#### TASK
Scan the data below. Pull out each line where "with" occurs.

# # # # #

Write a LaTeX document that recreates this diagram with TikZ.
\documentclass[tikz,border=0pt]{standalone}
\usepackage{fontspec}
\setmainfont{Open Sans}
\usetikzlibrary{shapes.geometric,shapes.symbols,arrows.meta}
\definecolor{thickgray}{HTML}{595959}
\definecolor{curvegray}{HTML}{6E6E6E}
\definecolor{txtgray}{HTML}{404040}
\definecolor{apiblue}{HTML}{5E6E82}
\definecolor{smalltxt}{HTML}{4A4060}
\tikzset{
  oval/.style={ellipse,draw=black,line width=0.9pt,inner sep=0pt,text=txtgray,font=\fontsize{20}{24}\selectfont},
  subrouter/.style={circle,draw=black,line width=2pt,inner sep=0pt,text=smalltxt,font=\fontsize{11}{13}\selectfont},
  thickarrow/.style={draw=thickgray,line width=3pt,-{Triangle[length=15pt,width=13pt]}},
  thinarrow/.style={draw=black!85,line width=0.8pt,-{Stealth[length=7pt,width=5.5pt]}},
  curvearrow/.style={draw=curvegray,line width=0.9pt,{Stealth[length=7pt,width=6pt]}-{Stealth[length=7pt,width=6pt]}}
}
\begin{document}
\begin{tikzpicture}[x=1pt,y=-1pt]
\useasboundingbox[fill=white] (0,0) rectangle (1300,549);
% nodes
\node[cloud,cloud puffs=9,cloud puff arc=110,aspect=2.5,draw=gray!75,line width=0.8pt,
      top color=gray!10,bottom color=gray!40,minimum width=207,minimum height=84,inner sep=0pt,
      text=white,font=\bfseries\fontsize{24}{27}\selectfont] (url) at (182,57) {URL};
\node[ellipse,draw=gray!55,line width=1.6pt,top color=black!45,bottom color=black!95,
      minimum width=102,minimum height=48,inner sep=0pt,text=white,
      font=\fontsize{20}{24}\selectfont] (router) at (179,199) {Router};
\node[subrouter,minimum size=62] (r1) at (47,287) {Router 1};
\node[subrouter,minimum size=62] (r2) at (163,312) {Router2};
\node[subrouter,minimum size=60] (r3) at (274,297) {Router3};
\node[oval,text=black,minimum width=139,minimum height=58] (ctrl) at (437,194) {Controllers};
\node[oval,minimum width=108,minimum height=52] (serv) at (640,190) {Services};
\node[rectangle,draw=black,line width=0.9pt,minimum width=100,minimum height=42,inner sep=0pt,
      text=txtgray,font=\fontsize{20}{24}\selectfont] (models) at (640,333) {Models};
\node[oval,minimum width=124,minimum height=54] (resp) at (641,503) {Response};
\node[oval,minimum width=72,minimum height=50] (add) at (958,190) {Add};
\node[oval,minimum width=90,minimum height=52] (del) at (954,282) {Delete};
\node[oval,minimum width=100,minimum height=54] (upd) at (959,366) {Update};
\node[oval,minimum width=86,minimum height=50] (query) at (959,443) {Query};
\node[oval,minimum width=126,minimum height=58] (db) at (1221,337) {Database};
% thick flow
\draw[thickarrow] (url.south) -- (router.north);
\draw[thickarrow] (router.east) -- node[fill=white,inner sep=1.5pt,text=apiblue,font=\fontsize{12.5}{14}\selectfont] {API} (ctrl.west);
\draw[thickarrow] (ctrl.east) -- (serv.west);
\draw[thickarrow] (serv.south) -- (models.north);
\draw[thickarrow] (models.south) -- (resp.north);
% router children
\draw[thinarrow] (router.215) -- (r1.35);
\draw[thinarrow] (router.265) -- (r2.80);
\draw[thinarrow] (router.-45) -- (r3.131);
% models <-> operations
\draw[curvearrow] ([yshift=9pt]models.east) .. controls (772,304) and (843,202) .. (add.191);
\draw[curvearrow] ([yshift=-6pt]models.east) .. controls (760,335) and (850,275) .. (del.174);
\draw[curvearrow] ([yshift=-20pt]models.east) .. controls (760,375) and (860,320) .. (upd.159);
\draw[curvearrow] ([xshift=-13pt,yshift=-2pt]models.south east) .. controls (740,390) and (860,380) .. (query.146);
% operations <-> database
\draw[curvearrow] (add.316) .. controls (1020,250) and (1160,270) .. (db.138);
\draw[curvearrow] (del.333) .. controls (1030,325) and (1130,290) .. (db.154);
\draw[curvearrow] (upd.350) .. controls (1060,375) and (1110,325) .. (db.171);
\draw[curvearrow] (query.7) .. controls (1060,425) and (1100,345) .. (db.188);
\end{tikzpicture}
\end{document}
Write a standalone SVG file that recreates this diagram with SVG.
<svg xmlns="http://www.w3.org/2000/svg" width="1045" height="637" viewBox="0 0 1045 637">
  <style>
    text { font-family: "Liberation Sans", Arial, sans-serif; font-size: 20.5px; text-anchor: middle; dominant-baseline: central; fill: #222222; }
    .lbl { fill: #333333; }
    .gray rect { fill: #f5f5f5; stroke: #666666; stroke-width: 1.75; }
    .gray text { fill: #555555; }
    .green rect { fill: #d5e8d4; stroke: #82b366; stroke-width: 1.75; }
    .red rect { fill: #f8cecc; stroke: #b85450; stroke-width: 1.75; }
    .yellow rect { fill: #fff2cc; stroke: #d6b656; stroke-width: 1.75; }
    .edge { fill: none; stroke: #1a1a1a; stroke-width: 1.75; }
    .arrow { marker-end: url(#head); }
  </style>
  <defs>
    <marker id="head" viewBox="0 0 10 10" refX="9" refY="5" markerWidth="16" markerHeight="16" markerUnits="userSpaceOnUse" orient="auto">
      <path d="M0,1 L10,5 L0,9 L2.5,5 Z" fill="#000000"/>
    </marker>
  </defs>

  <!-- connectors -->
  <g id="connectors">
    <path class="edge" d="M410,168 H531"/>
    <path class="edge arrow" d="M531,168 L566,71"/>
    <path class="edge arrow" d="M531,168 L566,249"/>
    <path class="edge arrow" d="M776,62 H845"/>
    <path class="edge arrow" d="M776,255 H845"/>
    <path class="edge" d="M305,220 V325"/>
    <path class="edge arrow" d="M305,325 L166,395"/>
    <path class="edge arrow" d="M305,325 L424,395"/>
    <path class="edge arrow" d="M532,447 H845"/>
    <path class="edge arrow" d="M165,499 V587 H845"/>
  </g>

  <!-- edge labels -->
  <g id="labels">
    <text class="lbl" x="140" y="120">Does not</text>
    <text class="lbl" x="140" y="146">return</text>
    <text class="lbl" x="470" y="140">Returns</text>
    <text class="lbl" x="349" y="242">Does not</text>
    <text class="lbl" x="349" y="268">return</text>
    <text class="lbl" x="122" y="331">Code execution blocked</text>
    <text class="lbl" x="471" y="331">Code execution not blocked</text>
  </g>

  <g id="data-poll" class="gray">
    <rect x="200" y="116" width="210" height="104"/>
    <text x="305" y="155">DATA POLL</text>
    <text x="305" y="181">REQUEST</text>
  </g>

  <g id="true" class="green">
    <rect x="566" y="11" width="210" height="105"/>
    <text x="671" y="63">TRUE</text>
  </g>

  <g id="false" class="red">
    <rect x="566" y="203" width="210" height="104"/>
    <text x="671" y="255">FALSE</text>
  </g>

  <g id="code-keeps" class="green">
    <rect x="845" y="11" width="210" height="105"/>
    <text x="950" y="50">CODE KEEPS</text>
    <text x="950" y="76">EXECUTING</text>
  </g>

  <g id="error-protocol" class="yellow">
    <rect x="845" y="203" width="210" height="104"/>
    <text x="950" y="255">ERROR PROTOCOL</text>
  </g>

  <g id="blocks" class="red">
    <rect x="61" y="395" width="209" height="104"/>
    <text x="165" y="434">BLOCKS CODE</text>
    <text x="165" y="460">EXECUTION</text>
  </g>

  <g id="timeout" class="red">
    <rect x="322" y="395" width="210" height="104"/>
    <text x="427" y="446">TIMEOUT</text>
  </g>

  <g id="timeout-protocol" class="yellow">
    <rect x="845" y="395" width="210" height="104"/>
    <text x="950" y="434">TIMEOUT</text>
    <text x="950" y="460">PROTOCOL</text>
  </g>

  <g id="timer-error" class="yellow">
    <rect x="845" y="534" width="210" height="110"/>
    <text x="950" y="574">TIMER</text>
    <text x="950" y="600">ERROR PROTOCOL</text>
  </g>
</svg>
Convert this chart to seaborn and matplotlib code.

# # # # #

#### RESPONSE
Write a LaTeX document that recreates this diagram with TikZ.
Write a standalone SVG file that recreates this diagram with SVG.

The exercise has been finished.